It's our time to lead, a redesigned Globe and Mail has been telling us since Oct. 1, laying out eight themes where it's arguing Canada needs to be a leader. Week three's theme? Boys. Specifically, how Canada is failing its boys. Though the series is only two days in, I have some thoughts.
First, anyone writing, knowing, etc. about education and children's issues knows this concern isn't new. It's been around for years now, to the point there's a smorgasbord of data to validate how boys are doing less well in school and in life in their earliest years. I'm not trying to suggest the Globe is late to the party on this point, as even it admits this concern has some history to it.
The Time to Lead series appears to be fashioned on the newspaper (as an institution, not the tactile paper itself) as an active member of society, as an advocate pushing for improvement in the causes it chooses to support. This is also nothing new as a journalistic concept, but the Globe holds a prominence among the groups of Canadian society who are actually poised in positions to effect change. For a paper that claims to set the political agenda (I don't doubt this on certain levels), the Time to Lead series is a bold move. Will people (the Globe's people, really) care about these eight themes?

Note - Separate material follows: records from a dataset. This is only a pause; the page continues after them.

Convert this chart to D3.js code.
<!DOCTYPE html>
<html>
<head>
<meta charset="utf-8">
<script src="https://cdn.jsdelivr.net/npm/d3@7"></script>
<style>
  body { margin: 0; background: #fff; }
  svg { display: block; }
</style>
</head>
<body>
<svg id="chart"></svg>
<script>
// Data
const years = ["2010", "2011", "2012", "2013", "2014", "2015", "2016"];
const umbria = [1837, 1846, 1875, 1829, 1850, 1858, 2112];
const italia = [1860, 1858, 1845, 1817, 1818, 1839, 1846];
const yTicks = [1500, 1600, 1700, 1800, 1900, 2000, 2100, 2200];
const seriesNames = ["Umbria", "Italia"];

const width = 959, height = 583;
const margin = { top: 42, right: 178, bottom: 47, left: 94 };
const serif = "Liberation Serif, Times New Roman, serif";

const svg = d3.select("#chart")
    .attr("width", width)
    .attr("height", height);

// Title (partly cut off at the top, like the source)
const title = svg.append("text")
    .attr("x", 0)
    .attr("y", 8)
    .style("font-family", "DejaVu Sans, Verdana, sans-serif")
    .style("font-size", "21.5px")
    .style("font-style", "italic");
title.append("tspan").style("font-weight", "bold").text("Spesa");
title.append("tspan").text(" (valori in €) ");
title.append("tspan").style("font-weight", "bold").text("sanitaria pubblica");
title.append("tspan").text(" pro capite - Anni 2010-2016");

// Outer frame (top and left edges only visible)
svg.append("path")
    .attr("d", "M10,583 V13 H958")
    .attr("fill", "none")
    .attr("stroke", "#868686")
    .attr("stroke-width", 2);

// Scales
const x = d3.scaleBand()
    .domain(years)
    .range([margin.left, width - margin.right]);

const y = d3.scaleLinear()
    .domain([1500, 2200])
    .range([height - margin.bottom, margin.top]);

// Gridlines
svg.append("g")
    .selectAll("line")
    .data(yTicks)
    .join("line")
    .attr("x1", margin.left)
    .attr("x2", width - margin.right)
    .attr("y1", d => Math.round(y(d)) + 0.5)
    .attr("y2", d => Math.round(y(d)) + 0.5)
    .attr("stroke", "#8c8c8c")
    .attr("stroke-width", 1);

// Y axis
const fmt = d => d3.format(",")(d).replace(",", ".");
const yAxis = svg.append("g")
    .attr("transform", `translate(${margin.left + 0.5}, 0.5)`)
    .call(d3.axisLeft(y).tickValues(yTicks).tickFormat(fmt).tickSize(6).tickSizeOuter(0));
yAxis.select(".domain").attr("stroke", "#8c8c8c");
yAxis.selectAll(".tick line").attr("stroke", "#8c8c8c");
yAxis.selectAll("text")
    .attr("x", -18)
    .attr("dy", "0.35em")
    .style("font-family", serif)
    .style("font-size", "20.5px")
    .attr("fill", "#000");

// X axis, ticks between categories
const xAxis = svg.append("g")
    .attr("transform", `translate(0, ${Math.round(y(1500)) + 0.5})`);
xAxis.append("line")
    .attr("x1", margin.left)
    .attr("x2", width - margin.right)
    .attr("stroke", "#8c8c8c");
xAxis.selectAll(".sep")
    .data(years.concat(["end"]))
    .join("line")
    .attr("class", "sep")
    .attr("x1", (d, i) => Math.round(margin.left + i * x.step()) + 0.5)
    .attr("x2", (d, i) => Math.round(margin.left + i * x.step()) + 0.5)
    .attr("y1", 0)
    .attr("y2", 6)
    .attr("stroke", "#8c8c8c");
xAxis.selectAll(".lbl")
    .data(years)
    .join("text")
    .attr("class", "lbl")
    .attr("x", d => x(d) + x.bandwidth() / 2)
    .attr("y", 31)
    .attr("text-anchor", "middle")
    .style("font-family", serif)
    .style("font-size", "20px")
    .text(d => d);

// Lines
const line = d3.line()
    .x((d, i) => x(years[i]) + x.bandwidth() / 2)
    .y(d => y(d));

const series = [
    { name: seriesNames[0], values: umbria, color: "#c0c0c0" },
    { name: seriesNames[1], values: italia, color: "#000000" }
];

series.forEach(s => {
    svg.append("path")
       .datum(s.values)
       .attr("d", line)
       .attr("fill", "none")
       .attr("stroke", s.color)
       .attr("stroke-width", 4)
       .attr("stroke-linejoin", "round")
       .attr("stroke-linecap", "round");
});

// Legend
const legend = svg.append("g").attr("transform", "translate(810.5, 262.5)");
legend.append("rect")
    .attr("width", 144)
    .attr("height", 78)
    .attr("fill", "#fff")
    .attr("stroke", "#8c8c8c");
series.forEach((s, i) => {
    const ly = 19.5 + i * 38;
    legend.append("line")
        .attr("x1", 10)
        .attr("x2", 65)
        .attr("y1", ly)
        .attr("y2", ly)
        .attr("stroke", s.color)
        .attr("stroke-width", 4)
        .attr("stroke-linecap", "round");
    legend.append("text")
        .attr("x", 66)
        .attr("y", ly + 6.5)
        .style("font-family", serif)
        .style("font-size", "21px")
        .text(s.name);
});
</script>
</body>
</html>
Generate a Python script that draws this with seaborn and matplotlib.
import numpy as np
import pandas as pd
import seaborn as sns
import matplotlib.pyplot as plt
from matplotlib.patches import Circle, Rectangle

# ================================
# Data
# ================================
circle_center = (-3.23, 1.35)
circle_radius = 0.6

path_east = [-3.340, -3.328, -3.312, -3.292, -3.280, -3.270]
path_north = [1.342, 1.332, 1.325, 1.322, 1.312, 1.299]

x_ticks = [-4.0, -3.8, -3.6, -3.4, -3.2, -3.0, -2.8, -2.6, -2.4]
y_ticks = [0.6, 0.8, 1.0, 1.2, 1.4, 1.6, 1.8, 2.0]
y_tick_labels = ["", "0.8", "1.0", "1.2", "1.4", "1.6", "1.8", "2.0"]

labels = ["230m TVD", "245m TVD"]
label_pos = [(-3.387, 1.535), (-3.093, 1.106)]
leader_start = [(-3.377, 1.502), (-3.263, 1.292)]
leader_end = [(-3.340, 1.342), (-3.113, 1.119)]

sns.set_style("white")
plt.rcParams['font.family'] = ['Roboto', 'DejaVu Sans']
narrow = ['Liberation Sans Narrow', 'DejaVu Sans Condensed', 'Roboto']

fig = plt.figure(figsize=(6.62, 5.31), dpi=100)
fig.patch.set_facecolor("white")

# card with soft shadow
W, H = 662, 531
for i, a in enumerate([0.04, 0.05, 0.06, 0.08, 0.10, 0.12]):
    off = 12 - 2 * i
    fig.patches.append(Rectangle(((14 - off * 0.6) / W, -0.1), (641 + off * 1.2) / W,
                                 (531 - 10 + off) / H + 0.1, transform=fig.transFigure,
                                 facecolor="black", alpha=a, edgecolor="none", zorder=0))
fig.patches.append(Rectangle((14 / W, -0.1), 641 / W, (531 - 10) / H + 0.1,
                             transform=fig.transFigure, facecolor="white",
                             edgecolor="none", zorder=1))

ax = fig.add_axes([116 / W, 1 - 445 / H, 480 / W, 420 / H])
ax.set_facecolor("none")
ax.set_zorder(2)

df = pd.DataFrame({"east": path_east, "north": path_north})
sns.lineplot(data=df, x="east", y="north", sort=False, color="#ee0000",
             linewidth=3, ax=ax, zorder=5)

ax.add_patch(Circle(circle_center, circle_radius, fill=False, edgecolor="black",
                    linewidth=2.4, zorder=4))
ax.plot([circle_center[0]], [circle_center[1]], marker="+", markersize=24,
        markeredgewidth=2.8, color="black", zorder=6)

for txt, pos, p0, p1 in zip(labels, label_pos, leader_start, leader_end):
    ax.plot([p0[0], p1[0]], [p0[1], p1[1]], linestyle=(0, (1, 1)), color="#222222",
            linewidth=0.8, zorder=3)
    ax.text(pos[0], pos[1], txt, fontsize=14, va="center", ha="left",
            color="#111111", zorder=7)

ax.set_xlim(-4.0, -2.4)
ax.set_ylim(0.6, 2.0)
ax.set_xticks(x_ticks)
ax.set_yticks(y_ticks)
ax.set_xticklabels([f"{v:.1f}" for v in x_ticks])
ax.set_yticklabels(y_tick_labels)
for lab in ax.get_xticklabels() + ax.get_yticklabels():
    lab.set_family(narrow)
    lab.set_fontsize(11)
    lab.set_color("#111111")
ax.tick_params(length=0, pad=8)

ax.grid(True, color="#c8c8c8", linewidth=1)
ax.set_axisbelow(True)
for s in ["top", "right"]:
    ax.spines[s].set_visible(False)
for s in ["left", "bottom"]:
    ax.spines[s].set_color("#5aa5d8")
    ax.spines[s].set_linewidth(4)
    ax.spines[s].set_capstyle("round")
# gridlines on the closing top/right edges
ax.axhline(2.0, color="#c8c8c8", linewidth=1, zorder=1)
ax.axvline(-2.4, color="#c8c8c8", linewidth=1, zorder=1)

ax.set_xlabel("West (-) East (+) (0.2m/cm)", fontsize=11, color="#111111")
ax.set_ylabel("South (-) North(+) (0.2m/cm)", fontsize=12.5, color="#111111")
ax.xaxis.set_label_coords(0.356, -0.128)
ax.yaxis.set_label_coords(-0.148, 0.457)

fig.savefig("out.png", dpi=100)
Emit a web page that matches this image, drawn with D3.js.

To bring it back to boys, will we care enough when shown the data? By pointing fingers to the five top reasons the Globe says boys are falling behind? By the live chats (some of which I wish I was able to sit in on in what's shaping up to be a busy week) with the lead reporter and various others?
It's drawn me in at any rate, to the point I'll be reading the rest of the week to see where the Globe takes this topic.